9. Les juges observent que le tribunal correctionnel, qui a procédé à l'analyse détaillée de la citation, en a exactement déduit qu'il ne pouvait être soutenu que le Royaume du Maroc aurait agi au nom de ses services.
10. Ils relèvent à cet égard que la citation qui a été délivrée à la requête du « Royaume du Maroc, représenté par l'ambassadeur du Roi du Royaume du Maroc en France », ne comporte aucune mention permettant d'établir ou même de supposer que la partie civile aurait agi, comme elle le soutient dans ses conclusions de première instance et d'appel, au nom de ses services secrets ; qu'au contraire, la citation se réfère au préjudice subi par le Royaume du Maroc à raison des propos poursuivis et, s'il est mentionné qu'il est imputé aux services de renseignements marocains, « représentés par Monsieur l'Ambassadeur du Roi du Royaume du Maroc », d'avoir espionné des journalistes, cette mention ne saurait suffire à établir que le Royaume du Maroc a agi « en leur nom et pour leur compte ».
11. En prononçant ainsi, la cour d'appel a fait l'exacte application des textes visés au moyen.
12. En effet, un Etat étranger est irrecevable à agir en diffamation publique envers un particulier, que ce soit en son nom propre ou pour le compte de ses administrations publiques dépourvues de la personnalité morale.
13. Ainsi le moyen, dont les troisième et quatrième griefs sont par conséquent inopérants, doit être écarté.

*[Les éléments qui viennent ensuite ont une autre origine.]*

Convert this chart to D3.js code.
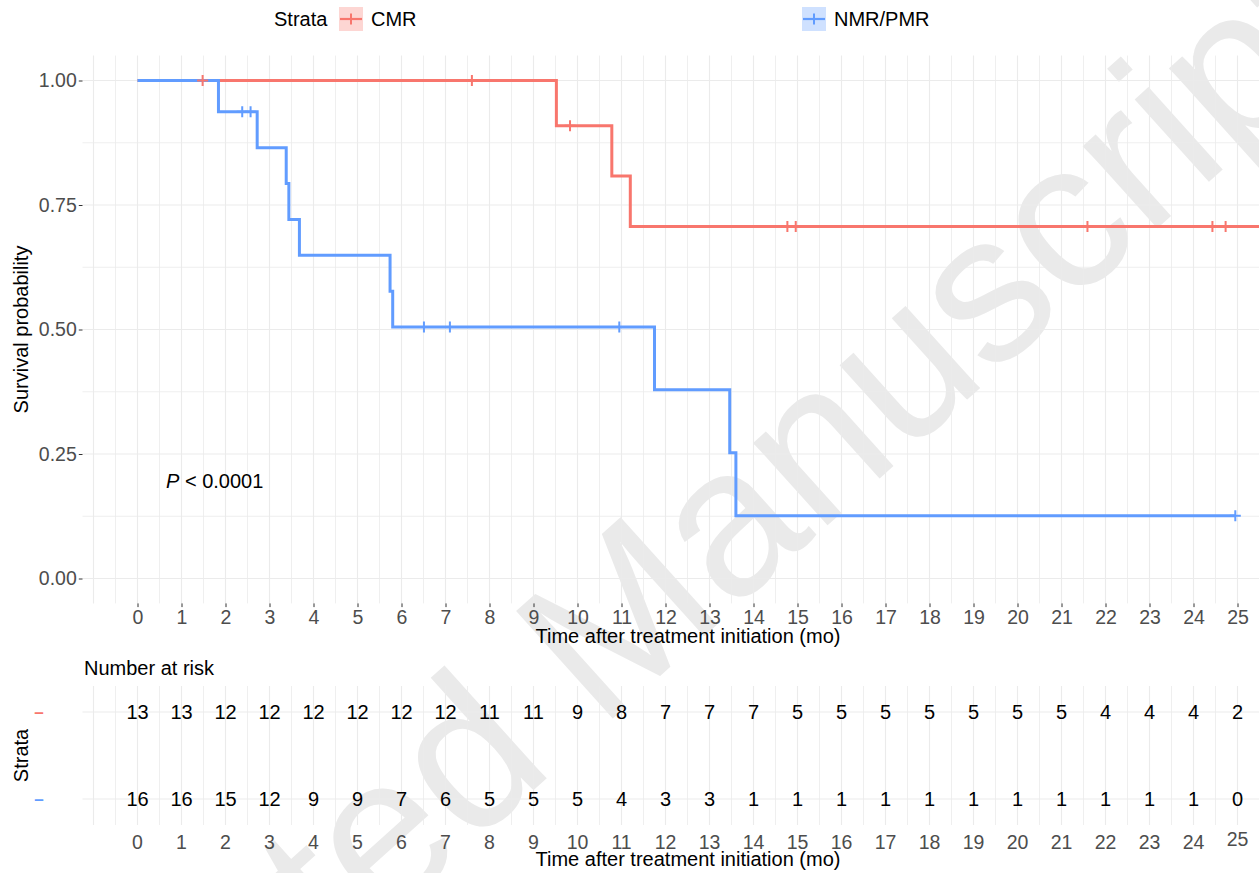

14. Par ailleurs, l'arrêt est régulier en la forme.
PAR CES MOTIFS, la Cour :
REJETTE le pourvoi ;
FIXE à 2 500 euros la somme globale que le Royaume du Maroc devra payer à M. [F] et à la société éditrice [1] en application de l'article 618-1 du code de procédure pénale ;
Ainsi fait et jugé par la Cour de cassation, chambre criminelle, et prononcé par le président en son audience publique du dix septembre deux mille vingt-quatre.